Isto trouxe-me à memória um episódio saboroso dos tempos gloriosos da minha juventude, antes do 25 de Abril. No início dos anos 70 eu interessava-me muito pela acção directa, como participante anónimo em comícios, manifs, provocações aos “gorilas” da cidade universitária e fugas à frente da polícia de choque, quando a ocasião se proporcionava: era um bom exercício, e muito menos chato que correr às voltas na pista do estádio universitário.
A parte ideológica não me motivava, enfadando-me mortalmente as minúcias que distinguiam o Glorioso (MRPP, claro!) da UDP, o grupelho de Mendes do PC de P (ml) do renegado Eduíno Vilar. Secretamente, achava disparatada a questão que dividia o Glorioso, numa luta fraticida entre a linha negra do renegado (já vamos em dois, mas havia mais) Saldanha Sanches e a linha vermelha (a justa!) do Camarada Arnaldo Matos.
Não tinha adquirido, pois, a segurança teórica que me teria permitido invocar a meu favor os autores certos nos locais e nas circunstâncias certas. O que não era dispiciendo, pois em Lisboa alinhava com o citado Glorioso, no Algarve, com o grupelho de Mendes, e em Angola, com o MPLA (o que me levava a ter que conviver com os revisas do PCP).
Um belo dia, fui a uma manif para exigir a libertação do Camarada Arnaldo Matos (ou seria para celebrar a sua libertação pelo Povo, já não me lembro). Começaram a ouvir-se os acordes da Internacional, e o pessoal começou a acompanhar, não com palavras, mas com lá-lá-lás, em surdina. “Esta malta não sabe a letra”, pensei eu. “Vou brilhar!” E com voz forte e sonorosa comecei a cantar “...de pé famélicos da terra, de pé, oh vítimas da fome, pó, pó, pó!”, e fui imediatamente abafado: aquela letra não era a correcta, mas a letra revisas, disseram-me (realmente, aprendera-a em Luanda, com os PCs, conferi).
Pedi, então, que alguém me mostrasse a letra aprovada, para que a cantasse.
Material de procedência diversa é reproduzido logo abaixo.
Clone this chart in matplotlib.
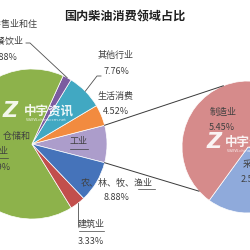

Foi aí que me contaram a desgraça que acontecera. O camarada Fernando Rosas (director do Luta Popular e membro do Comité Lenine, Comité Central do MRPP) quando fora preso na véspera, pela Pide-DGS, levava no bolso do casaco o papel com a letra da Internacional, na versão proletária, devidamente aprovada pelo atrás referido Comité Lenine, Comité Central do MRPP.
Por isso, nesse tempo, nas manifs do Glorioso, só se cantava lá-láááá, lá-lá, lá-lá, lá-lá (pó, pó-pó).